Intel Xeon E5 can run on dual-processor systems, resulting in a server performance improvements
of 80-90% for each processor. Such servers execute two threads of instructions simultaneously,
while a single-processor server has to queue the second thread.
The performance improvement of dual-processor servers based on Intel Xeon E5 is especially
noticeable with web technologies, such as web servers, where the speed can be doubled.
Development environments and distributed databases also receive a large increase in speed.
For large enterprise projects, we offer dual-processor servers based on the first and second
generations of Xeon Scalable processors. One of the advantages of these servers is power and
scalability: the maximum configuration of a Scalable-based server can have up to 48 cores (96
threads with Hyper-Threading), up to 1536 GB of RAM, and up to 56 TB of disk storage.

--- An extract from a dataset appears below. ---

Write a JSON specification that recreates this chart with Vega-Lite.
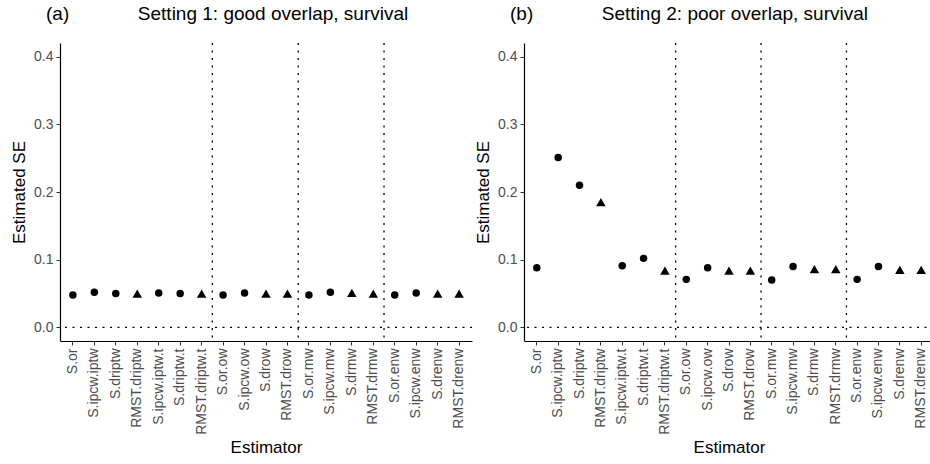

Thanks to Hyper-Threading and Turbo Boost technologies support, Xeon Scalable-based servers
become a great choice for cloud technologies, storage systems, computing, and machine learning.
The first generation of Intel Xeon Scalable was built for high-performance systems and global
data centers. Compared to processors of the previous architecture, the first generation received
an increase in performance (due to the number of cores and increased frequency), speed, and RAM
volume. Servers with first-generation processors (41 * *, 61 * *) have 16 to 36 cores with up to
3.7 GHz of maximum frequency per core and L3 cache up to 24.75 MB.
Scalable processors of the second generation (42 * *, 62 * *) are based on the updated Cascade
Lake SP architecture. The new models have 20 to 48 cores with a maximum frequency of 3.2-4.0 GHz
and L3 cache capacity of up to 27.5 MB. The processors have hardware-based protection mechanisms
against Spectre and Foreshadow attacks. This generation supports Intel Optane DC Persistent
Memory (DCPM) technology, which allows you to connect up to 512 GB of RAM a server. It is also
worth highlighting the optimization of processor resource management, finer load sharing
capabilities between the cores, and an additional set of instructions for working with AI.
According to the results of internal tests, the second generation received a performance
increase of 10 to 40% compared to the previous one.